Instructions for the task –
Output every line of the material exactly, omitting images.

Dataset content –

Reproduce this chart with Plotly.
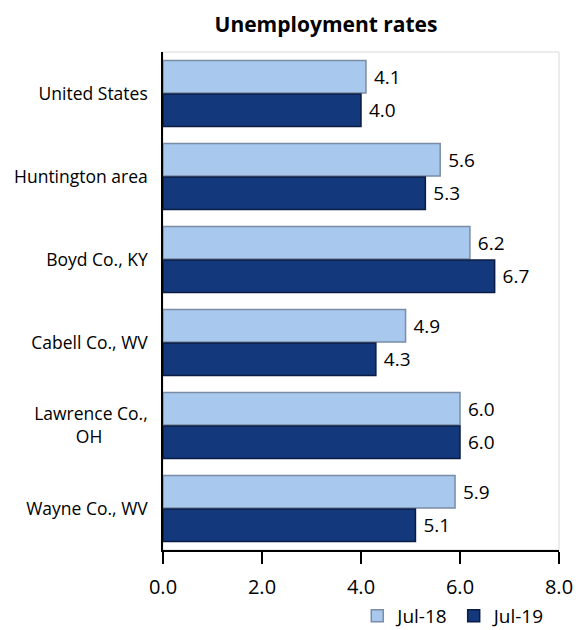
import plotly.graph_objects as go

categories = ["United States", "Huntington area", "Boyd Co., KY", "Cabell Co., WV",
              "Lawrence Co.,<br>OH" + "\u00a0" * 10, "Wayne Co., WV"]
jul18 = [4.1, 5.6, 6.2, 4.9, 6.0, 5.9]
jul19 = [4.0, 5.3, 6.7, 4.3, 6.0, 5.1]
tick_vals = [0, 2, 4, 6, 8]
tick_text = ["0.0", "2.0", "4.0", "6.0", "8.0"]

FONT = "Open Sans, Calibri, sans-serif"

fig = go.Figure()
fig.add_trace(go.Bar(
    y=categories, x=jul18, orientation="h", name="Jul-18",
    marker=dict(color="#a9c8ee", line=dict(color="#7a8ca6", width=1.5)),
    text=[f"\u00a0{v:.1f}" for v in jul18], textposition="outside",
    textfont=dict(size=19, color="#000000", family=FONT), cliponaxis=False,
))
fig.add_trace(go.Bar(
    y=categories, x=jul19, orientation="h", name="Jul-19",
    marker=dict(color="#14387c", line=dict(color="#0a1c44", width=1.5)),
    text=[f"\u00a0{v:.1f}" for v in jul19], textposition="outside",
    textfont=dict(size=19, color="#000000", family=FONT), cliponaxis=False,
))

fig.update_layout(
    width=576, height=630,
    margin=dict(l=163, r=17, t=52, b=80, autoexpand=False),
    paper_bgcolor="white", plot_bgcolor="white",
    barmode="group", bargap=0.19, bargroupgap=0.03,
    font=dict(family=FONT, color="#000000"),
    title=dict(text="<b>Unemployment rates</b>", xref="container", x=326 / 576,
               xanchor="center", yref="container", y=1 - 25 / 630, yanchor="middle",
               font=dict(size=21, family=FONT)),
    legend=dict(orientation="h", xref="paper", x=0.978, xanchor="right",
                yref="container", y=(630 - 597) / 630, yanchor="top",
                font=dict(size=19, family=FONT), traceorder="normal",
                itemwidth=30),
    shapes=[dict(type="rect", xref="paper", yref="paper", x0=0, x1=1, y0=0, y1=1,
                 line=dict(color="#d9d9d9", width=1), layer="below")],
)
fig.update_xaxes(range=[0, 8], tickvals=tick_vals, ticktext=tick_text,
                 showgrid=False, zeroline=False, showline=True, linecolor="#000000",
                 linewidth=1.5, ticks="outside", ticklen=12, tickwidth=1.5,
                 tickcolor="#000000", tickfont=dict(size=20, family=FONT),
                 ticklabelstandoff=6, automargin=False)
fig.update_yaxes(categoryorder="array", categoryarray=categories, autorange="reversed",
                 showgrid=False, showline=True, linecolor="#000000", linewidth=1.5,
                 ticks="", tickfont=dict(size=17.5, family=FONT),
                 ticklabelstandoff=10, automargin=False)

fig.write_html("out.html", config={"displayModeBar": False},
               post_script="document.body.style.margin='0px';")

The response –
Reproduce this chart with Plotly.
import plotly.graph_objects as go

categories = ["United States", "Huntington area", "Boyd Co., KY", "Cabell Co., WV",
              "Lawrence Co.,<br>OH" + "\u00a0" * 10, "Wayne Co., WV"]
jul18 = [4.1, 5.6, 6.2, 4.9, 6.0, 5.9]
jul19 = [4.0, 5.3, 6.7, 4.3, 6.0, 5.1]
tick_vals = [0, 2, 4, 6, 8]
tick_text = ["0.0", "2.0", "4.0", "6.0", "8.0"]

FONT = "Open Sans, Calibri, sans-serif"

fig = go.Figure()
fig.add_trace(go.Bar(
    y=categories, x=jul18, orientation="h", name="Jul-18",
    marker=dict(color="#a9c8ee", line=dict(color="#7a8ca6", width=1.5)),
    text=[f"\u00a0{v:.1f}" for v in jul18], textposition="outside",
    textfont=dict(size=19, color="#000000", family=FONT), cliponaxis=False,
))
fig.add_trace(go.Bar(
    y=categories, x=jul19, orientation="h", name="Jul-19",
    marker=dict(color="#14387c", line=dict(color="#0a1c44", width=1.5)),
    text=[f"\u00a0{v:.1f}" for v in jul19], textposition="outside",
    textfont=dict(size=19, color="#000000", family=FONT), cliponaxis=False,
))

fig.update_layout(
    width=576, height=630,
    margin=dict(l=163, r=17, t=52, b=80, autoexpand=False),
    paper_bgcolor="white", plot_bgcolor="white",
    barmode="group", bargap=0.19, bargroupgap=0.03,
    font=dict(family=FONT, color="#000000"),
    title=dict(text="<b>Unemployment rates</b>", xref="container", x=326 / 576,
               xanchor="center", yref="container", y=1 - 25 / 630, yanchor="middle",
               font=dict(size=21, family=FONT)),
    legend=dict(orientation="h", xref="paper", x=0.978, xanchor="right",
                yref="container", y=(630 - 597) / 630, yanchor="top",
                font=dict(size=19, family=FONT), traceorder="normal",
                itemwidth=30),
    shapes=[dict(type="rect", xref="paper", yref="paper", x0=0, x1=1, y0=0, y1=1,
                 line=dict(color="#d9d9d9", width=1), layer="below")],
)
fig.update_xaxes(range=[0, 8], tickvals=tick_vals, ticktext=tick_text,
                 showgrid=False, zeroline=False, showline=True, linecolor="#000000",
                 linewidth=1.5, ticks="outside", ticklen=12, tickwidth=1.5,
                 tickcolor="#000000", tickfont=dict(size=20, family=FONT),
                 ticklabelstandoff=6, automargin=False)
fig.update_yaxes(categoryorder="array", categoryarray=categories, autorange="reversed",
                 showgrid=False, showline=True, linecolor="#000000", linewidth=1.5,
                 ticks="", tickfont=dict(size=17.5, family=FONT),
                 ticklabelstandoff=10, automargin=False)

fig.write_html("out.html", config={"displayModeBar": False},
               post_script="document.body.style.margin='0px';")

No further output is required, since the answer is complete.